I recently completed my AFAA (Aerobics and Fitness Association of America) Group Fitness Certification. I have been a fitness instructor for over two years now so I decided it was a good certification to officially have. I learned how to calculate a student’s maximum heart rate and determine one’s health-related risks when engaging in a workout. There were detailed charts of human skeletal and muscular structure in the textbook. I found no information more valuable, however, than one chapter buried towards the back of the book. It broke down the construction of a typical class, why certain movements should be avoided as well as why others should be encouraged. Most fascinating for me was the discussion of the psychology behind what elements make a class memorable and one that students will want to revisit time and time again.

Being in the industry of pole fitness, I think it’s safe to say the importance of cultivating a welcoming and safe environment is even more vital than your average group fitness class. True, people come to us when they are out of shape. But they also come to us when they are emotionally bruised or feeling psychologically defeated. Pole dancing is as much about exercise as it is about expression of one’s deepest inner struggles and joys. If executed correctly, an atmosphere of camaraderie can be formed between both instructors and students. Leaders and educators have a responsibility for gaining insight into what techniques may improve their teaching skills. To be an effective coach, they themselves can never stop being the students. 
One element the AFAA textbook promotes is what it means to demonstrate a class effectively. The emphasis should not be placed on what advanced variation of a move an instructor may possess, but rather on what the abilities of the students are and how to help those students reach their goals. I see all too often in pole classes instructors who are eager to share their knowledge of a new move they found on YouTube or demonstrate a trick to provoke applause and recognition. The focus is not on the students and what they can learn. That is not something any valuable class should ever leave out.   

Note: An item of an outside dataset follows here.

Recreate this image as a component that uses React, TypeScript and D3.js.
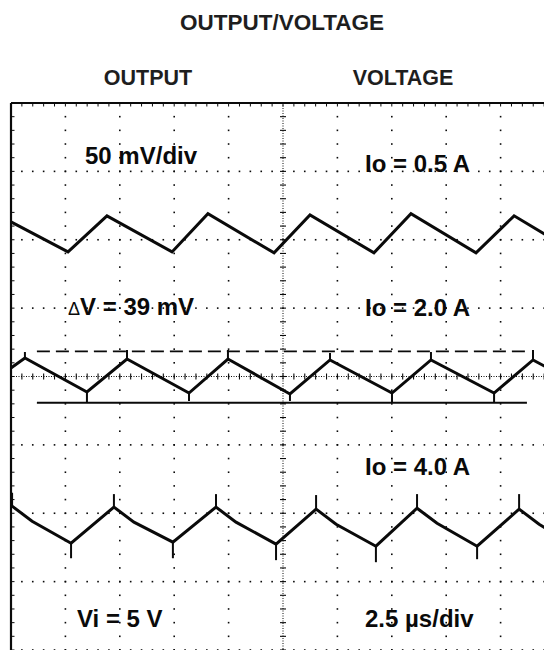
import React from "react";
import * as d3 from "d3";

// Oscilloscope settings
const TIME_PER_DIV = 2.5; // µs/div
const VOLT_PER_DIV = 50; // mV/div
const X_DIVS = 10;
const Y_DIVS = 8;

// Trace 1: Io = 0.5 A  (time µs, voltage mV relative to screen centre)
const trace1T = [0, 2.62, 4.41, 7.4, 9.05, 12.09, 13.74, 16.68, 18.38, 21.37, 23.12, 25];
const trace1V = [113.1, 91.1, 117.5, 91.1, 119.0, 90.4, 118.2, 90.4, 119.0, 90.4, 117.5, 99.6];

// Trace 2: Io = 2.0 A
const trace2T = [0, 0.64, 3.49, 5.33, 8.18, 9.97, 12.82, 14.66, 17.51, 19.3, 22.2, 23.99, 25];
const trace2V = [6.2, 13.5, -11.3, 12.8, -12.1, 12.8, -12.8, 12.1, -12.1, 12.1, -12.1, 12.1, 3.5];
const spike2T = [0.64, 3.49, 5.33, 8.18, 9.97, 12.82, 14.66, 17.51, 19.3, 22.2, 23.99];
const spike2Tip = [17.9, -18.7, 19.4, -17.9, 19.4, -17.9, 17.2, -19.4, 17.9, -19.4, 19.4];

// Trace 3: Io = 4.0 A
const trace3T = [0.05, 0.97, 2.76, 4.73, 5.65, 7.44, 9.42, 10.34, 12.18, 14.02, 14.94, 16.77, 18.66, 19.58, 21.42, 23.35, 24.27, 25];
const trace3V = [-94.8, -105.8, -121.9, -95.5, -106.5, -121.1, -95.5, -106.5, -122.6, -97.0, -108.0, -124.1, -96.3, -107.3, -124.1, -97.0, -108.0, -115.0];
const spike3T = [0.05, 2.76, 4.73, 7.44, 9.42, 12.18, 14.02, 16.77, 18.66, 21.42, 23.35];
const spike3Tip = [-85.0, -132.9, -86.0, -132.9, -86.0, -134.3, -86.7, -135.8, -86.0, -133.6, -86.0];

// Cursors for ΔV measurement (Io = 2.0 A)
const cursorT = [1.19, 23.71];
const cursorUpper = 18.4;
const cursorLower = -19.2;

// Texts
const titleText = "OUTPUT/VOLTAGE";
const subtitleLeft = "OUTPUT";
const subtitleRight = "VOLTAGE";
const labelTexts = ["50 mV/div", "Io = 0.5 A", "V = 39 mV", "Io = 2.0 A", "Io = 4.0 A", "Vi = 5 V", "2.5 µs/div"];

const W = 544;
const H = 650;
const FONT = "'Liberation Sans', Arial, Helvetica, sans-serif";
const INK = "#0a0a0a";

export default function App() {
  const tMax = TIME_PER_DIV * X_DIVS;
  const vMax = (VOLT_PER_DIV * Y_DIVS) / 2;
  const x = d3.scaleLinear().domain([0, tMax]).range([11, 555]);
  const y = d3.scaleLinear().domain([-vMax, vMax]).range([650, 103]);

  const line = d3
    .line<[number, number]>()
    .x((d) => x(d[0]))
    .y((d) => y(d[1]));

  const zip = (a: number[], b: number[]) => a.map((t, i) => [t, b[i]] as [number, number]);

  const vGrid = d3.range(1, X_DIVS).map((i) => i * TIME_PER_DIV).filter((t) => t !== tMax / 2);
  const hGrid = d3.range(-Y_DIVS / 2, Y_DIVS / 2).map((j) => j * VOLT_PER_DIV).filter((v) => v !== 0);
  const vSub = d3.range(-vMax, vMax + 0.01, VOLT_PER_DIV / 5);
  const tSub = d3.range(0, tMax + 0.01, TIME_PER_DIV / 5);

  const dots: JSX.Element[] = [];
  vGrid.forEach((t, i) =>
    vSub.forEach((v, k) =>
      dots.push(<rect key={`vd${i}-${k}`} x={x(t) - 0.8} y={y(v) - 0.8} width={1.6} height={1.6} fill={INK} />)
    )
  );
  hGrid.forEach((v, i) =>
    tSub.forEach((t, k) =>
      dots.push(<rect key={`hd${i}-${k}`} x={x(t) - 0.8} y={y(v) - 0.8} width={1.6} height={1.6} fill={INK} />)
    )
  );

  const cx = x(tMax / 2);
  const cy = y(0);

  const labelStyle = { fontFamily: FONT, fontWeight: 700, fontSize: 24, fill: INK } as const;

  return (
    <svg width={W} height={H} style={{ position: "absolute", left: 0, top: 0, background: "#fff" }}>
      <rect x={0} y={0} width={W} height={H} fill="#fff" />
      {/* titles */}
      <text x={282} y={30} textAnchor="middle" style={{ fontFamily: FONT, fontWeight: 700, fontSize: 22.5, fill: "#1e1e1e" }}>
        {titleText}
      </text>
      <text x={148} y={85} textAnchor="middle" style={{ fontFamily: FONT, fontWeight: 700, fontSize: 21.5, fill: "#1e1e1e" }}>
        {subtitleLeft}
      </text>
      <text x={403} y={85} textAnchor="middle" style={{ fontFamily: FONT, fontWeight: 700, fontSize: 21.5, fill: "#1e1e1e" }}>
        {subtitleRight}
      </text>

      {/* grid dots */}
      <g>{dots}</g>

      {/* centre axes */}
      <line x1={cx} x2={cx} y1={y(vMax)} y2={y(-vMax)} stroke={INK} strokeWidth={1} strokeDasharray="1,1.5" />
      <line x1={x(0)} x2={x(tMax)} y1={cy} y2={cy} stroke={INK} strokeWidth={1} strokeDasharray="1,1.5" />
      {vSub.map((v, k) => (
        <line key={`cvt${k}`} x1={cx - 3} x2={cx + 3} y1={y(v)} y2={y(v)} stroke={INK} strokeWidth={1.1} />
      ))}
      {tSub.map((t, k) => (
        <line key={`cht${k}`} x1={x(t)} x2={x(t)} y1={cy - 3} y2={cy + 3} stroke={INK} strokeWidth={1.1} />
      ))}

      {/* frame */}
      <line x1={x(0)} x2={x(tMax)} y1={y(vMax)} y2={y(vMax)} stroke={INK} strokeWidth={2} />
      <line x1={x(0)} x2={x(0)} y1={y(vMax)} y2={y(-vMax)} stroke={INK} strokeWidth={2.2} />
      {vSub.map((v, k) => (
        <line key={`lt${k}`} x1={x(0)} x2={x(0) + 3.5} y1={y(v)} y2={y(v)} stroke={INK} strokeWidth={1} />
      ))}
      {tSub.map((t, k) => (
        <line key={`tt${k}`} x1={x(t)} x2={x(t)} y1={y(vMax)} y2={y(vMax) + 3.5} stroke={INK} strokeWidth={1} />
      ))}

      {/* cursors */}
      <line x1={x(cursorT[0])} x2={x(cursorT[1])} y1={y(cursorUpper)} y2={y(cursorUpper)} stroke={INK} strokeWidth={1.7} strokeDasharray="13,6" />
      <line x1={x(cursorT[0])} x2={x(cursorT[1])} y1={y(cursorLower)} y2={y(cursorLower)} stroke={INK} strokeWidth={2} />

      {/* traces */}
      <path d={line(zip(trace1T, trace1V)) || ""} fill="none" stroke={INK} strokeWidth={3} strokeLinejoin="miter" />
      <path d={line(zip(trace2T, trace2V)) || ""} fill="none" stroke={INK} strokeWidth={3} strokeLinejoin="miter" />
      <path d={line(zip(trace3T, trace3V)) || ""} fill="none" stroke={INK} strokeWidth={3} strokeLinejoin="miter" />
      {spike2T.map((t, i) => (
        <line key={`s2${i}`} x1={x(t)} x2={x(t)} y1={y(trace2V[trace2T.indexOf(t)])} y2={y(spike2Tip[i])} stroke={INK} strokeWidth={2} />
      ))}
      {spike3T.map((t, i) => (
        <line key={`s3${i}`} x1={x(t)} x2={x(t)} y1={y(trace3V[trace3T.indexOf(t)])} y2={y(spike3Tip[i])} stroke={INK} strokeWidth={2} />
      ))}

      {/* labels */}
      <text x={85} y={164} style={labelStyle}>{labelTexts[0]}</text>
      <text x={365} y={172} style={labelStyle}>{labelTexts[1]}</text>
      <text x={68} y={315} style={labelStyle}>
        <tspan style={{ fontSize: 18, fontWeight: 400 }}>Δ</tspan>
        {labelTexts[2]}
      </text>
      <text x={365} y={316} style={labelStyle}>{labelTexts[3]}</text>
      <text x={365} y={475} style={labelStyle}>{labelTexts[4]}</text>
      <text x={77} y={627} style={labelStyle}>{labelTexts[5]}</text>
      <text x={365} y={627} style={labelStyle}>{labelTexts[6]}</text>
    </svg>
  );
}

We hear so much now that pole fitness is a blossoming industry. I think with that comes the desire in many to prove themselves. Maybe it’s to others, or the industry as a whole or maybe to themselves. I remember how I felt as a novice instructor entering a classroom where no one knew who I was. Quite quickly I felt the urge to prove my worth to the room. I wanted to show off my biggest strength moves and most impressive spins. I carefully calculated in my head how I could better come across as worthy in their eyes. What didn’t dawn on me at the time that now seems so clear was that the best way to gain their attention would have been to focus my attention on them and their needs. I needed to stop being selfish and preoccupied with what they may think of me. 

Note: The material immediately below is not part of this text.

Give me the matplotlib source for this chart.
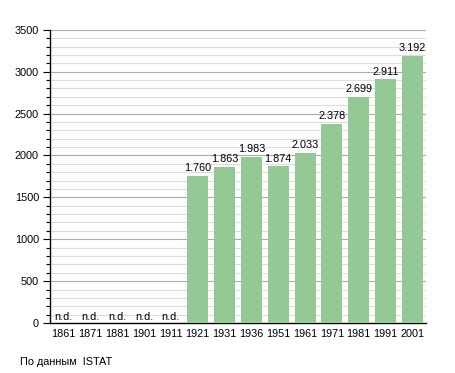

This does not mean that instructors should hold back in sufficiently demonstrating moves. It does mean that variations should be given for all abilities. The bottom line is that your students look up to you as a mentor. If you perform a certain stretch or strength move in warm-up, they will always want to mirror the variation you are performing. You shouldn’t use improper form, but this isn’t the time to show off your overspilt. This should be a time when you look around the room and evaluate everyone’s strengths and weaknesses.

I have taken class with incredibly talented and seasoned instructors well above my pay grade. You know what I respect most in them? When they are honest and humble. I recall a recent pole class where a decorated competitor was teaching and a student requested a specific move. The instructor was not familiar with this particular trick and had never tried it herself. She admitted that she probably wasn’t best suited to demonstrate the move due to her lack of back flexibility. (Not every move is meant to be performed by everybody!) She got that student up on the pole though and talked her through it. She spotted her and gave her constructive feedback after a few semi-sucessful attempts. You know what? That student got the move by the end of class, one the instructor could not even execute herself. That is what being a great teacher is truly about, helping your students succeed.